Accounting Firm Latest Defendant in Effort to Recoup New London Losses
Nearly two months after the NCUA filed a suit against Wells Fargo for negligence in the case of a deceased financial adviser who worked with member investments at the defunct New London Security Federal Credit Union, the agency has filed a complaint against the CU's accounting firm to recover losses.
According to the March 19 complaint, the NCUA claimed that Beller Shepatin and Co. allegedly committed professional malpractice because the accounting firm failed on several counts to detect fraudulent activity in an investment account held by New London. As a result, the CU was unable to prevent or mitigate the damages caused by the fraudulent investment account, ultimately losing virtually all of its assets. In September 2007, Beller Shepatin merged with Ed Lorah and Associates LLC, which is named as the defendant in the complaint.
Edwin Rachleff was an investment broker and financial adviser for A.G. Edwards & Sons Inc., which later merged with Wachovia Securities and then Wells Fargo, who handled investments for New London. Rachleff allegedly created fake account statements that showed the CU was worth $11.8 million, according to the regulator. The funds were supposedly deposited into the CU's account from 1998 to 2003. However, the NCUA found during an audit that $11.6 million in deposits were not there. As a result, the CU was declared insolvent and then liquidated. Rachleff committed suicide in July 2008 on the same day that NCUA liquidated the CU.
Since at least 1994, New London used engaged Beller Shepatin to conduct audits and reviews of its financial statements, including accounts with A.G. Edwards. In several reports, the accounting firm concluded that the CU's statements "fairly presented, in all material respects the financial condition of the credit union." Issued in October 2001 and October 2007, the auditor's reports showed the CU's assets at $10.4 million and more than $12.4 million, respectively. New London continued to make deposits into the A.G. Edwards account based on the reports' standings. Around July 2008, it was discovered that an investment account did not exist at Wachovia, formerly A.G. Edwards.

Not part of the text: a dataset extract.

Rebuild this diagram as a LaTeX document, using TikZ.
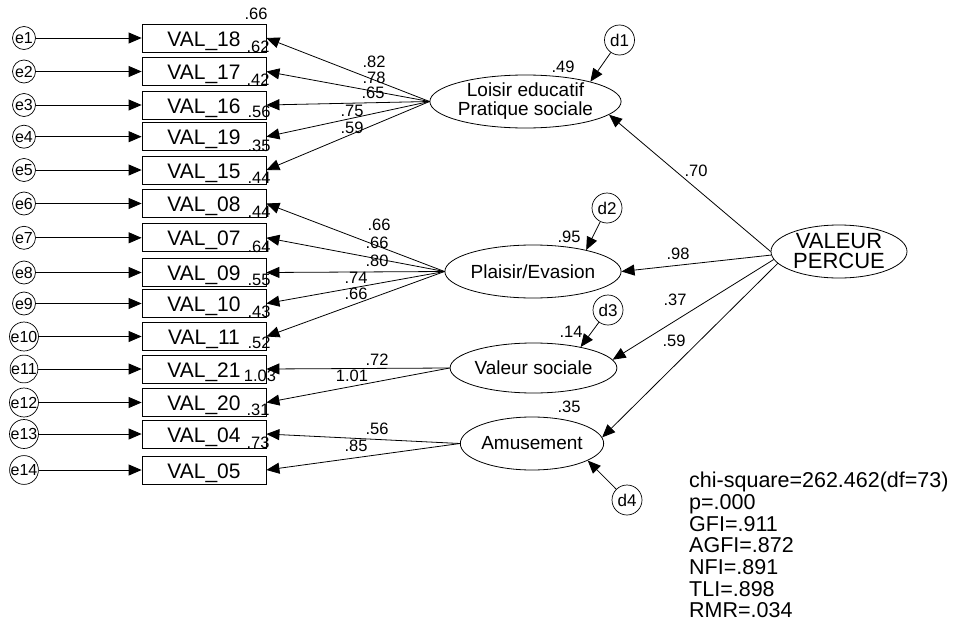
\documentclass[tikz,border=0pt]{standalone}
\usepackage{fontspec}
\setmainfont{Liberation Sans}
\usetikzlibrary{arrows.meta,shapes.geometric}
\tikzset{
    obsbox/.style={draw,line width=0.8pt,minimum width=124pt,minimum height=28pt,
        inner sep=0pt,text height=16pt,text depth=-2pt,font=\fontsize{21}{22}\selectfont},
    errc/.style={draw,circle,line width=0.7pt,minimum size=23pt,inner sep=0pt,
        font=\fontsize{16}{17}\selectfont},
    distc/.style={draw,circle,line width=0.7pt,minimum size=30pt,inner sep=0pt,
        font=\fontsize{17}{18}\selectfont},
    latent/.style={draw,ellipse,line width=0.8pt,minimum width=137pt,minimum height=53pt,
        inner sep=0pt,align=center,font=\fontsize{19}{19}\selectfont},
    coef/.style={inner sep=0pt,font=\fontsize{16.5}{17}\selectfont},
    reg/.style={line width=0.8pt,-{Triangle[length=13pt,width=11pt]}}
}
\begin{document}
\begin{tikzpicture}[x=1pt,y=-1pt]
            \useasboundingbox (0,0) rectangle (954,624);
            % observed variables and their errors
            \foreach \n/\v/\y in {1/18/38,2/17/71.5,3/16/105,4/19/136.7,5/15/170,
                6/08/203.5,7/07/237.8,8/09/272.5,9/10/303.5,10/11/336.5,
                11/21/369,12/20/402.5,13/04/434,14/05/470}
            {
                \node[obsbox] (v\n) at (204,\y) {VAL\_\v};
                \node[errc] (e\n) at (24,\y) {e\n};
                \draw[reg] (e\n) -- (v\n);
            }
            % squared multiple correlations
            \foreach \n/\x/\y/\t in {1/256/14/.66,2/258/47/.62,3/258/80/.42,4/259/112/.56,
                5/259/146/.35,6/259/178/.44,7/259/212/.44,8/259/247/.64,9/259/280/.55,
                10/259/312/.43,11/259/343/.52,12/260/376/1.03,13/258/410/.31,14/258/443/.73}
            {
                \node[coef] (r\n) at (\x,\y) {\t};
            }
            % latent factors
            \node[latent] (loisir) at (525.5,101.5) {Loisir educatif\\Pratique sociale};
            \node[latent,minimum width=138pt] (plaisir) at (533,271.5) {Plaisir/Evasion};
            \node[latent,minimum height=50pt] (sociale) at (533.5,368) {Valeur sociale};
            \node[latent,minimum width=138pt] (amus) at (532,443.5) {Amusement};
            \node[latent,minimum width=136pt,font=\fontsize{22}{20}\selectfont]
                (vp) at (839,251.5) {VALEUR\\PERCUE};
            % disturbances
            \node[distc] (d1) at (619.5,40) {d1};
            \node[distc] (d2) at (607,208) {d2};
            \node[distc] (d3) at (608,310) {d3};
            \node[distc] (d4) at (627,500) {d4};
            \draw[reg] (d1) -- (loisir.17);
            \draw[reg] (d2) -- (plaisir.22);
            \draw[reg] (d3) -- (sociale.24);
            \draw[reg] (d4) -- (amus.-17);
            % loadings
            \foreach \i in {1,...,5} {\draw[reg] (loisir.west) -- (v\i.east);}
            \foreach \i in {6,...,10} {\draw[reg] (plaisir.west) -- (v\i.east);}
            \foreach \i in {11,12} {\draw[reg] (sociale.west) -- (v\i.east);}
            \foreach \i in {13,14} {\draw[reg] (amus.west) -- (v\i.east);}
            \foreach \n/\x/\y/\t in {1/374/62/.82,2/374/78/.78,3/373/93/.65,4/352/111/.75,
                5/352/128/.59,6/379/225/.66,7/377/243/.66,8/377/261/.80,9/356/278/.74,
                10/356/294/.66,11/377/360/.72,12/352/376/1.01,13/377/429/.56,14/356/446/.85}
            {
                \node[coef] (l\n) at (\x,\y) {\t};
            }
            % second order
            \draw[reg] (vp.west) -- (loisir.-9);
            \draw[reg] (vp.183) -- (plaisir.east);
            \draw[reg] (vp.187) -- (sociale.6);
            \draw[reg] (vp.191) -- (amus.5);
            \node[coef] (g1) at (696,171) {.70};
            \node[coef] (g2) at (678,254) {.98};
            \node[coef] (g3) at (675,300) {.37};
            \node[coef] (g4) at (674,341) {.59};
            \node[coef] (s1) at (563,67) {.49};
            \node[coef] (s2) at (569,237) {.95};
            \node[coef] (s3) at (571,332) {.14};
            \node[coef] (s4) at (569,407) {.35};
            % fit indices
            \node[anchor=north west,inner sep=0pt,align=left,font=\fontsize{21.5}{21.7}\selectfont]
                (fit) at (689,472) {chi-square=262.462(df=73)\\p=.000\\GFI=.911\\AGFI=.872\\NFI=.891\\TLI=.898\\RMR=.034};
\end{tikzpicture}
\end{document}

Acting as the liquidating agent, the NCUA said Beller Shepatin "had a duty to exercise the degree of skill, diligence, and professional care that an accounting firm should exercise in performing audits and reviews in accordance with the code of professional conduct," but the firm failed to meet those standards. The firm also failed to properly request confirmation of the accounts being audited, to adhere to proper standards by maintaining control over the entire confirmation process and failed to detect, identify and question the inconsistencies and differences in the account statements it received for the two separate CU accounts at A.G. Edwards, among other lapses, the suit charges.

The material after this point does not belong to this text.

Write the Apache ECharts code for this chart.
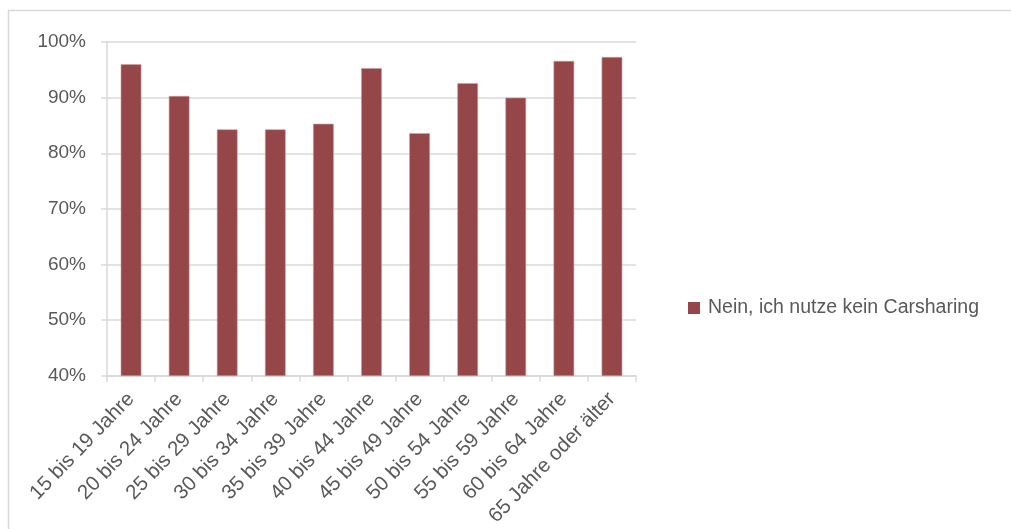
<!DOCTYPE html>
<html>
<head>
<meta charset="utf-8">
<script src="https://cdn.jsdelivr.net/npm/echarts@6/dist/echarts.min.js"></script>
<style>
  html, body { margin: 0; padding: 0; background: #ffffff; }
  #chart { width: 1011px; height: 529px; }
</style>
</head>
<body>
<div id="chart"></div>
<script>
// Age groups on the x axis
const categories = [
  '15 bis 19 Jahre', '20 bis 24 Jahre', '25 bis 29 Jahre', '30 bis 34 Jahre',
  '35 bis 39 Jahre', '40 bis 44 Jahre', '45 bis 49 Jahre', '50 bis 54 Jahre',
  '55 bis 59 Jahre', '60 bis 64 Jahre', '65 Jahre oder älter'
];
// Share of respondents not using carsharing, in percent
const seriesName = 'Nein, ich nutze kein Carsharing';
const noCarsharing = [96.0, 90.3, 84.3, 84.3, 85.3, 95.3, 83.6, 92.6, 90.0, 96.6, 97.3];
// Value axis range
const yMin = 40, yMax = 100, yStep = 10;

const chart = echarts.init(document.getElementById('chart'), null, { renderer: 'canvas' });
const fontFamily = '"Liberation Sans", Arial, sans-serif';
const textColor = '#595959';
const lineColor = '#d9d9d9';
const barColor = '#954648';

chart.setOption({
  animation: false,
  backgroundColor: '#ffffff',
  graphic: [{
    type: 'rect',
    shape: { x: 8.5, y: 10.5, width: 1200, height: 700 },
    style: { fill: 'none', stroke: lineColor, lineWidth: 1.5 },
    silent: true
  }],
  grid: { left: 107, right: 375, top: 42, bottom: 153, containLabel: false },
  legend: {
    data: [{ name: seriesName, itemStyle: { color: barColor, borderWidth: 0 } }],
    left: 683,
    top: 293,
    orient: 'vertical',
    icon: 'rect',
    itemWidth: 12,
    itemHeight: 12,
    itemGap: 8,
    textStyle: { color: textColor, fontSize: 19.5, fontFamily: fontFamily, padding: [0, 0, 0, 3] }
  },
  xAxis: {
    type: 'category',
    data: categories,
    axisLine: { show: true, lineStyle: { color: lineColor, width: 1.5 } },
    axisTick: { show: true, alignWithLabel: false, length: 6, lineStyle: { color: lineColor, width: 1.5 } },
    axisLabel: {
      interval: 0,
      rotate: 46,
      margin: 20,
      color: textColor,
      fontSize: 20.5,
      fontFamily: fontFamily
    },
    splitLine: { show: false }
  },
  yAxis: {
    type: 'value',
    min: yMin,
    max: yMax,
    interval: yStep,
    axisLine: { show: true, lineStyle: { color: lineColor, width: 1.5 } },
    axisTick: { show: true, length: 6, lineStyle: { color: lineColor, width: 1.5 } },
    axisLabel: {
      margin: 21,
      color: textColor,
      fontSize: 19,
      fontFamily: fontFamily,
      formatter: v => v + '%'
    },
    splitLine: { show: true, lineStyle: { color: lineColor, width: 1.5 } }
  },
  series: [{
    name: seriesName,
    type: 'bar',
    data: noCarsharing,
    barWidth: '43%',
    itemStyle: { color: barColor, borderColor: '#c9a0a1', borderWidth: 0.6 }
  }]
});
</script>
</body>
</html>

"As a direct and proximate result of Beller Shepatin's professional malpractice, the credit union lost the opportunity to take affirmative steps to prevent or mitigate the damage caused by the fraudulent use of its investments," NCUA wrote in the complaint.
This complaint against New London's accounting firm is the latest effort by the NCUA to recoup the $9.7 million the NCUSIF had to pay out for the insured investments. On a Jan. 29, the regulator filed a complaint against Wells Fargo, claiming it had a duty to supervise Rachleff and should also be held accountable for the CU's losses.